Work instructions >> Copy everything from the line with "Recreate this image" down to the line with "const p2o5Ticks = [2.0, 3.0, 4.0, 5.0, 6.0];", inclusive of both, exactly as written; leave out all pictures.

>> Begin Dataset records

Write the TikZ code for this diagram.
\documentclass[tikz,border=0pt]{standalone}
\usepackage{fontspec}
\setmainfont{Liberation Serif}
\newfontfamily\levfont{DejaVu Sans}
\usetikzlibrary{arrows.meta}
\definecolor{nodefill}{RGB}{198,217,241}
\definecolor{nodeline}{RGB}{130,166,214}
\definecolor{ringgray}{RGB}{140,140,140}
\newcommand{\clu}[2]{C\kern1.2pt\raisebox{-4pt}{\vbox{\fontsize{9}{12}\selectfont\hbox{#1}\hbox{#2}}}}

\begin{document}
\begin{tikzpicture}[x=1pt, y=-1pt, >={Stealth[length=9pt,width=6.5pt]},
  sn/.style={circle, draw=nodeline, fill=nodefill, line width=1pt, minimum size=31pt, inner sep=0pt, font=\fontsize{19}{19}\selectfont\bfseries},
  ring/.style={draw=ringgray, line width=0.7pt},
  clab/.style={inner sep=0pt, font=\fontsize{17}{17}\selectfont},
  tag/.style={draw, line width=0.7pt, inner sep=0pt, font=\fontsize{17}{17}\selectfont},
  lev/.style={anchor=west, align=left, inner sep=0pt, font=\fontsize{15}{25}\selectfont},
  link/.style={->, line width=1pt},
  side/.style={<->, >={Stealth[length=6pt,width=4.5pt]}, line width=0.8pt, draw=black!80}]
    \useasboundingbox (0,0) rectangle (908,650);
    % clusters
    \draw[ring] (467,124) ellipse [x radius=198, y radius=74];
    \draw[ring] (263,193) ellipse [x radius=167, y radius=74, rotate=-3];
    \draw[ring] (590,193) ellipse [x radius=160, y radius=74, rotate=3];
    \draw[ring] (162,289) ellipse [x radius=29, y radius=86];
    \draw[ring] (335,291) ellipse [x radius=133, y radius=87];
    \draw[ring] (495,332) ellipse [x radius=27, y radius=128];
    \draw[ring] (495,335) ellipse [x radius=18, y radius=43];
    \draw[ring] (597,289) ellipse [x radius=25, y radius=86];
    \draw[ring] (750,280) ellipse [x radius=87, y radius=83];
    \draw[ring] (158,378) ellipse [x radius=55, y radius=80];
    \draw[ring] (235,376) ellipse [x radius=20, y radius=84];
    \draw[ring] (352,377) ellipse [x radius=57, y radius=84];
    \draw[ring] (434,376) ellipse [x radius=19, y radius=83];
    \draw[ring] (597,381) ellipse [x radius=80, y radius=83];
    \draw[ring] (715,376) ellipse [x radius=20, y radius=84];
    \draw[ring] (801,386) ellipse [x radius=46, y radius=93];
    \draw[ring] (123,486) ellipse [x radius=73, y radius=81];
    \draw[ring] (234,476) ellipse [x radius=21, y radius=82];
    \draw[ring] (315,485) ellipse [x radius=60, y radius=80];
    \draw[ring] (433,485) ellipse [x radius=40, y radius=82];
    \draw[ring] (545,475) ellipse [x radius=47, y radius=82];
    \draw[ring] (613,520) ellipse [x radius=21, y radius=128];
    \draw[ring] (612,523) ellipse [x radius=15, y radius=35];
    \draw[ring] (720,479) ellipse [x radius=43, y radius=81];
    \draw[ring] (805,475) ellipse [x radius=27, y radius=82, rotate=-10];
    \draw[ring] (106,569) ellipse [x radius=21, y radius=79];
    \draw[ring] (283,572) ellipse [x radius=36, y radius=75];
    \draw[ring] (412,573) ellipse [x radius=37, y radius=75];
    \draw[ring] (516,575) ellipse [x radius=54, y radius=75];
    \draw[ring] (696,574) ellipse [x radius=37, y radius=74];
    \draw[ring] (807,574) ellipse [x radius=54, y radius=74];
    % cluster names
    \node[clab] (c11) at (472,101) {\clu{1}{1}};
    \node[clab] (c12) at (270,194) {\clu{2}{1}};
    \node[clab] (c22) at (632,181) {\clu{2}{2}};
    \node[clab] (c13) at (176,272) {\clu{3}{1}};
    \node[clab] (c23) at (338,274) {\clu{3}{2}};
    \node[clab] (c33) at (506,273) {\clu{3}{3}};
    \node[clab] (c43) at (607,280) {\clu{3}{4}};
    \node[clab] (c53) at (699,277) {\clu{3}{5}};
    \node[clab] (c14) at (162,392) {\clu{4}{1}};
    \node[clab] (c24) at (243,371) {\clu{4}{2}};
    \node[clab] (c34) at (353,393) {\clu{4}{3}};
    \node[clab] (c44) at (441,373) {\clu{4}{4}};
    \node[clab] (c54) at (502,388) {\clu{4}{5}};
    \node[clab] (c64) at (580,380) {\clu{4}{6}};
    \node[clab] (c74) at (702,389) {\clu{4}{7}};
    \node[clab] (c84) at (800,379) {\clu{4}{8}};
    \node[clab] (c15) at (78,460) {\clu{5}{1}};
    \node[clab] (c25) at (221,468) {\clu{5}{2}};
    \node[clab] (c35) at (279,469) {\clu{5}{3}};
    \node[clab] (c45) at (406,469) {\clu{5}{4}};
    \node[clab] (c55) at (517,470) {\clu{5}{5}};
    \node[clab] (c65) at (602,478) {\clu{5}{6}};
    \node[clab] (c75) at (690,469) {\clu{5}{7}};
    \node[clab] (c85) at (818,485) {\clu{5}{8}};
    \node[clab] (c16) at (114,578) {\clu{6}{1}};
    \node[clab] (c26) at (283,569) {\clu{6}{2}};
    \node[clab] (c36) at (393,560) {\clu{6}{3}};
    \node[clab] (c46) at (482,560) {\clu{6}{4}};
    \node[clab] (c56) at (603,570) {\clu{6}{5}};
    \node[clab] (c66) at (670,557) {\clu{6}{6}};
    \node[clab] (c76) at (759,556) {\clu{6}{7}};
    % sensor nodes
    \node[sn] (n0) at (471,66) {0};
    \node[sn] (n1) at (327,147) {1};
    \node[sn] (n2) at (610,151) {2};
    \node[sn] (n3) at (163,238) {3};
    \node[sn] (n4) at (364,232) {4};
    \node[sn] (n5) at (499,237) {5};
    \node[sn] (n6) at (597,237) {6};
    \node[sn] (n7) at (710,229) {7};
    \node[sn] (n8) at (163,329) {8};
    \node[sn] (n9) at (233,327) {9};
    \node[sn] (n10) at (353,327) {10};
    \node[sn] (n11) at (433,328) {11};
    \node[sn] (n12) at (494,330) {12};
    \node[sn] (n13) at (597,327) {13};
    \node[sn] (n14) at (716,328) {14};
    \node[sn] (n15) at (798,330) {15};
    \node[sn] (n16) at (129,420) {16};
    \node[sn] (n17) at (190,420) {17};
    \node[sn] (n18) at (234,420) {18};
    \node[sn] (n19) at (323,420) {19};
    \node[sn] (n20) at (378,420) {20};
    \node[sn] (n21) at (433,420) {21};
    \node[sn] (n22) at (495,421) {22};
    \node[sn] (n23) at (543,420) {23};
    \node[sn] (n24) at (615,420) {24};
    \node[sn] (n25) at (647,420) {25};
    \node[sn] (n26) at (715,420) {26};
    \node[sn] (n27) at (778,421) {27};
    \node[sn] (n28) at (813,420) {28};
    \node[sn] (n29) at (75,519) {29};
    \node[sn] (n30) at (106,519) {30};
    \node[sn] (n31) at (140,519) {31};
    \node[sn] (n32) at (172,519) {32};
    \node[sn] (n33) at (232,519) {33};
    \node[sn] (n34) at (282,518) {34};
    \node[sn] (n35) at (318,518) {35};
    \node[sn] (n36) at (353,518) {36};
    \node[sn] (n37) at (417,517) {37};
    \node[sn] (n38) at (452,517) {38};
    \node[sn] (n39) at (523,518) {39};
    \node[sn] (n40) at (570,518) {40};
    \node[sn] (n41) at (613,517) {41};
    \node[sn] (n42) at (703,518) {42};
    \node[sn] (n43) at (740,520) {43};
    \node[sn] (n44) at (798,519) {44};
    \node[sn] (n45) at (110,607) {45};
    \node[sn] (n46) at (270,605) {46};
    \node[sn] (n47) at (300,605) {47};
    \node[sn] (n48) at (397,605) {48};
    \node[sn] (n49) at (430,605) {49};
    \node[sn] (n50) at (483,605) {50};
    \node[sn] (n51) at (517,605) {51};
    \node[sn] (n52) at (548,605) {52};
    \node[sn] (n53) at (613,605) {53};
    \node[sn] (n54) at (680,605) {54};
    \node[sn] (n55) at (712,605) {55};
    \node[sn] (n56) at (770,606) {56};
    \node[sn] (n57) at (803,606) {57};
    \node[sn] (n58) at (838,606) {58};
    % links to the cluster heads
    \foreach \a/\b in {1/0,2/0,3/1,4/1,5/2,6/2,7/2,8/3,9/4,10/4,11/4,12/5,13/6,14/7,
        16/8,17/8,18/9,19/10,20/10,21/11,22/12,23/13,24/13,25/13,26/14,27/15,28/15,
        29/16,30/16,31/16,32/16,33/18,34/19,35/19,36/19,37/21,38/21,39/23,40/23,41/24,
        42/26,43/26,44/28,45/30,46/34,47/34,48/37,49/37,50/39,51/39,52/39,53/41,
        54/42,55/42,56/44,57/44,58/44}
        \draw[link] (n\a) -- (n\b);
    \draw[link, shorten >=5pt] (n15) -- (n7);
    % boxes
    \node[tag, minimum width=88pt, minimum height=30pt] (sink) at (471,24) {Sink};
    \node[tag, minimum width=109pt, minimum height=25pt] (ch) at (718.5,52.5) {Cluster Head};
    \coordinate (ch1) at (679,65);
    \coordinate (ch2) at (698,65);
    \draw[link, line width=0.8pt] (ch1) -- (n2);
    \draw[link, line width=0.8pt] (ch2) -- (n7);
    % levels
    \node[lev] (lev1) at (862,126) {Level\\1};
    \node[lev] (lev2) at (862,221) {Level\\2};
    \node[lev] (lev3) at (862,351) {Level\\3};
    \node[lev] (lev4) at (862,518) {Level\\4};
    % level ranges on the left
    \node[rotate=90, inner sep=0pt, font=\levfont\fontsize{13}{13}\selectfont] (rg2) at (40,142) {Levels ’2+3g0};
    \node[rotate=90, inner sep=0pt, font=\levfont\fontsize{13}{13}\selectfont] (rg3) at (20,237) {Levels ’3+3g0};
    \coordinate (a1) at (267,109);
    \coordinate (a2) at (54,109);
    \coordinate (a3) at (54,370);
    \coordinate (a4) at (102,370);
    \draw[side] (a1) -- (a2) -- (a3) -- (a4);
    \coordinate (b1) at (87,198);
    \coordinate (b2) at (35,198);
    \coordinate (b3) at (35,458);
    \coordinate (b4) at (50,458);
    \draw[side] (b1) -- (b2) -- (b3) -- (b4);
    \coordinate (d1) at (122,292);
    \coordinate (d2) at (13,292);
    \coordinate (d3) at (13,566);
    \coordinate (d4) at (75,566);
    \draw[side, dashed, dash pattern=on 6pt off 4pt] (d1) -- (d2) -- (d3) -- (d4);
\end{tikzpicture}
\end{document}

>> End Dataset records
>> Begin Dataset records

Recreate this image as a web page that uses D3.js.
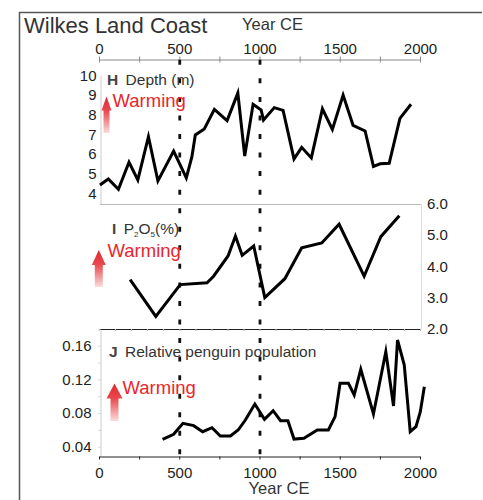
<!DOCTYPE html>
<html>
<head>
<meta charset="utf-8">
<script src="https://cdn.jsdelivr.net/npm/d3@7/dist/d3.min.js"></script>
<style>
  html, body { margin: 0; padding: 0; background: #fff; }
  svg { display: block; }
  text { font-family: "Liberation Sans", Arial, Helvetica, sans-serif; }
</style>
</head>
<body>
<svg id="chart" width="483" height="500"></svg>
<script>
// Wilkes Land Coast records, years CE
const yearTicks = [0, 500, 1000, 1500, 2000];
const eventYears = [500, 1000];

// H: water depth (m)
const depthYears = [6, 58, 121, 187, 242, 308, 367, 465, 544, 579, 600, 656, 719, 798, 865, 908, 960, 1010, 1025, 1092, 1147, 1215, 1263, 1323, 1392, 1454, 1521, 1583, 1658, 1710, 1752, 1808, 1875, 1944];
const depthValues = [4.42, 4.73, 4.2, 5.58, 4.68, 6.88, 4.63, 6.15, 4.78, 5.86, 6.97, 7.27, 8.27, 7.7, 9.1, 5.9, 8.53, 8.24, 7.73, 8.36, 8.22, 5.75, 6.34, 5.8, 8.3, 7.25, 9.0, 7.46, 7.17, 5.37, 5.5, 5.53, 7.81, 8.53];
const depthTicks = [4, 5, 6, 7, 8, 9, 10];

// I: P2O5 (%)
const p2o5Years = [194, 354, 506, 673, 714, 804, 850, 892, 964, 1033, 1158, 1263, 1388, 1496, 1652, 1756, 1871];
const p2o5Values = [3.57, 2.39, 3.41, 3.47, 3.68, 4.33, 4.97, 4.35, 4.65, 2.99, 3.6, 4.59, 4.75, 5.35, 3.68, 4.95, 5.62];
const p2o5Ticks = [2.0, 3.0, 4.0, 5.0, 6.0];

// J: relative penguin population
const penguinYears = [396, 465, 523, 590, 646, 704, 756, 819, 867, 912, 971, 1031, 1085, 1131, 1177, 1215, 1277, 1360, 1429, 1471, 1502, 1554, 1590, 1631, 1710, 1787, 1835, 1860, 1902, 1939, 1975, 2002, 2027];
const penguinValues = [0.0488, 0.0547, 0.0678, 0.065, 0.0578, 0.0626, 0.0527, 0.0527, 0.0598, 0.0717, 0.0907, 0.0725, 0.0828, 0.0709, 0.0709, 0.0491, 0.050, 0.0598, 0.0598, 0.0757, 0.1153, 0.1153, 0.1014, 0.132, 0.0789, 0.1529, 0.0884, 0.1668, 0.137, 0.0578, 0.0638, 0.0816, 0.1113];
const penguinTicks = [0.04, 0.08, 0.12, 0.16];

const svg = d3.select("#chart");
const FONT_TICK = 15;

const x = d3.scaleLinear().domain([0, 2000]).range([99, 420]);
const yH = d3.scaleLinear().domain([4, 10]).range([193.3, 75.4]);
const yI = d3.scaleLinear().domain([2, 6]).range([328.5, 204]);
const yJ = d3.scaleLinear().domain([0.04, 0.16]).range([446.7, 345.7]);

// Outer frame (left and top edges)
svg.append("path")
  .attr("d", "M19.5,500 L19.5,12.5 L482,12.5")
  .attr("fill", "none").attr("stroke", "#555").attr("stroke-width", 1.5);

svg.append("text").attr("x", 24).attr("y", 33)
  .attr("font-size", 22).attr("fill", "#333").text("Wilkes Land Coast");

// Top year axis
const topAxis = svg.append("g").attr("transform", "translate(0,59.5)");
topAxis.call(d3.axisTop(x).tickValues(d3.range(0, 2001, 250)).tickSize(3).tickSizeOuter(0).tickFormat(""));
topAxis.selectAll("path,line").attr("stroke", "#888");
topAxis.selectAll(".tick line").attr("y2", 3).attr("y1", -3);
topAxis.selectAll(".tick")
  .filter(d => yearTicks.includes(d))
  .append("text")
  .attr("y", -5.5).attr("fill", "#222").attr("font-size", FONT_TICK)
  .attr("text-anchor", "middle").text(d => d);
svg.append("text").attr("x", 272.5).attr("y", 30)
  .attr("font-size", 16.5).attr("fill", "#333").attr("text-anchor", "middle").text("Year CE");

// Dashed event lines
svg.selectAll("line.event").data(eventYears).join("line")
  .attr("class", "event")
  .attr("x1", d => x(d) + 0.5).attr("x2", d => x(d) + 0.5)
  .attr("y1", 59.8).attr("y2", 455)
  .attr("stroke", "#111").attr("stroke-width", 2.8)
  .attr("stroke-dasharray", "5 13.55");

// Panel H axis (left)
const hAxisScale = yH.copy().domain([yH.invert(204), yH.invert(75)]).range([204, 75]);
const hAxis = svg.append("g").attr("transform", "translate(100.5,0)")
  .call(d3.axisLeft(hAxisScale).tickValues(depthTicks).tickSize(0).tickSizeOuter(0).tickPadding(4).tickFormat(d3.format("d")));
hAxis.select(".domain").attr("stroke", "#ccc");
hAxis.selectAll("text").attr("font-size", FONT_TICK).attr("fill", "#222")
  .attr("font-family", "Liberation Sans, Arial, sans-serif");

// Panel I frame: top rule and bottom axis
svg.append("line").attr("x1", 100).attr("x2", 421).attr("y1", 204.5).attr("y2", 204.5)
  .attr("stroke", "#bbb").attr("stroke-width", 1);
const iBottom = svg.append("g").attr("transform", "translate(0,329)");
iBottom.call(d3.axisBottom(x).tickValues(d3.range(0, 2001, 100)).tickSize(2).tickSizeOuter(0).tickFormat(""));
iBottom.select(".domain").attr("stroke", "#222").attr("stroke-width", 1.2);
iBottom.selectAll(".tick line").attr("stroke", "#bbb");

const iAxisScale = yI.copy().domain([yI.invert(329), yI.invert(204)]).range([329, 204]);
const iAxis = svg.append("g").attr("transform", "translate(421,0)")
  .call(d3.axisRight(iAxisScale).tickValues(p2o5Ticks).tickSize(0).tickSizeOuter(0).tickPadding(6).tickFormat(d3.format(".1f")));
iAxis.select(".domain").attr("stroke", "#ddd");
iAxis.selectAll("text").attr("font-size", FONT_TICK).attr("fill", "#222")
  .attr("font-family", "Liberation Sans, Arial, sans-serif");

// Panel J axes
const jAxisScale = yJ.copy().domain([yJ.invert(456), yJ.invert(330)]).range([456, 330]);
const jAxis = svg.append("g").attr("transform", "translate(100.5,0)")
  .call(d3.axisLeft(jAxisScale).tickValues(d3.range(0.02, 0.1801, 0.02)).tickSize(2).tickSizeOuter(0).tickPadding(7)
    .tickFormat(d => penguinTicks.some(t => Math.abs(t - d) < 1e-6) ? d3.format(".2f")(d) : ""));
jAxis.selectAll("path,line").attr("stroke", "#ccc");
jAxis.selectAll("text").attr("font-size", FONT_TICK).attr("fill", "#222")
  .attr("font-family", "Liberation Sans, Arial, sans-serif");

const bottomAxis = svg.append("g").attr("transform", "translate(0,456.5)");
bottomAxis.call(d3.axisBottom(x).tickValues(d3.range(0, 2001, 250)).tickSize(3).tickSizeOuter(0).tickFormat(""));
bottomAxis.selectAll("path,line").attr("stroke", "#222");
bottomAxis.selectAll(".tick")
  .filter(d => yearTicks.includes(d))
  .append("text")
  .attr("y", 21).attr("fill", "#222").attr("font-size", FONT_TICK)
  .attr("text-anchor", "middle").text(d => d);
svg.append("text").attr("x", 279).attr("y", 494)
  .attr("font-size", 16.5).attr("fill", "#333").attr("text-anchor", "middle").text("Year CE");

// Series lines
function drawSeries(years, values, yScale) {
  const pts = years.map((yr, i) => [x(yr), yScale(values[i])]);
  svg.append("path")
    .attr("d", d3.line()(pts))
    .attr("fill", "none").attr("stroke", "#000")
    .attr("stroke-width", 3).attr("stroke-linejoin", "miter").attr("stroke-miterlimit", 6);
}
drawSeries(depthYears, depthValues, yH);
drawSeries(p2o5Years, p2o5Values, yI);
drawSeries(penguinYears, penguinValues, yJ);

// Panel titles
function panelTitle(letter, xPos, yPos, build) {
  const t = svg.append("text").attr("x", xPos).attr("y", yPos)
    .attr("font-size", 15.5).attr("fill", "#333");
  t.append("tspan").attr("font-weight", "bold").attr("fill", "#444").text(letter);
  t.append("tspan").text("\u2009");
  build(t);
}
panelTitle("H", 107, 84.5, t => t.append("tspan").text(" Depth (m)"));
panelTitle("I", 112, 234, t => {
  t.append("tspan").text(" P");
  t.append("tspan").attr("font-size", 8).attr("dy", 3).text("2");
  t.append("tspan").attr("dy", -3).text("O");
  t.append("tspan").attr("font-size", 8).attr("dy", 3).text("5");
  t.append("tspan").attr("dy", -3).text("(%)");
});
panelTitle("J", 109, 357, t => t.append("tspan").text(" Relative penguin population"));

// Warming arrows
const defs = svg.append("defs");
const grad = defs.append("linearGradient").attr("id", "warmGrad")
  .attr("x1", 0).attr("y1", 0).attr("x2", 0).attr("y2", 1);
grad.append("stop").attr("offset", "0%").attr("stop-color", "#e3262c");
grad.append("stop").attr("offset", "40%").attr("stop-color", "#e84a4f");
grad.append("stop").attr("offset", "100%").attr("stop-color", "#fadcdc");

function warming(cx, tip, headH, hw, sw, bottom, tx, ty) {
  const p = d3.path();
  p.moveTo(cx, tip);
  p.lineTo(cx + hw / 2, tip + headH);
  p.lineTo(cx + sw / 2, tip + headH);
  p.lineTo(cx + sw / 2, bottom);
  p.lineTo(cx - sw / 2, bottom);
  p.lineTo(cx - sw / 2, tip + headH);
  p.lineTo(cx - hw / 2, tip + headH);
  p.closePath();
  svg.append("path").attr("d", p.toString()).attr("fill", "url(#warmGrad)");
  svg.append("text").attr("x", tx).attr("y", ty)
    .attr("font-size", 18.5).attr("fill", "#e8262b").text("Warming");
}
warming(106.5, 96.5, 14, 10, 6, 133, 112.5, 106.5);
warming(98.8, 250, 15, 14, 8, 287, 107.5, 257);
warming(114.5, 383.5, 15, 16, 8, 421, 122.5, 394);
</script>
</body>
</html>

>> End Dataset records

Complete answer >>
Recreate this image as a web page that uses D3.js.
<!DOCTYPE html>
<html>
<head>
<meta charset="utf-8">
<script src="https://cdn.jsdelivr.net/npm/d3@7/dist/d3.min.js"></script>
<style>
  html, body { margin: 0; padding: 0; background: #fff; }
  svg { display: block; }
  text { font-family: "Liberation Sans", Arial, Helvetica, sans-serif; }
</style>
</head>
<body>
<svg id="chart" width="483" height="500"></svg>
<script>
// Wilkes Land Coast records, years CE
const yearTicks = [0, 500, 1000, 1500, 2000];
const eventYears = [500, 1000];

// H: water depth (m)
const depthYears = [6, 58, 121, 187, 242, 308, 367, 465, 544, 579, 600, 656, 719, 798, 865, 908, 960, 1010, 1025, 1092, 1147, 1215, 1263, 1323, 1392, 1454, 1521, 1583, 1658, 1710, 1752, 1808, 1875, 1944];
const depthValues = [4.42, 4.73, 4.2, 5.58, 4.68, 6.88, 4.63, 6.15, 4.78, 5.86, 6.97, 7.27, 8.27, 7.7, 9.1, 5.9, 8.53, 8.24, 7.73, 8.36, 8.22, 5.75, 6.34, 5.8, 8.3, 7.25, 9.0, 7.46, 7.17, 5.37, 5.5, 5.53, 7.81, 8.53];
const depthTicks = [4, 5, 6, 7, 8, 9, 10];

// I: P2O5 (%)
const p2o5Years = [194, 354, 506, 673, 714, 804, 850, 892, 964, 1033, 1158, 1263, 1388, 1496, 1652, 1756, 1871];
const p2o5Values = [3.57, 2.39, 3.41, 3.47, 3.68, 4.33, 4.97, 4.35, 4.65, 2.99, 3.6, 4.59, 4.75, 5.35, 3.68, 4.95, 5.62];
const p2o5Ticks = [2.0, 3.0, 4.0, 5.0, 6.0];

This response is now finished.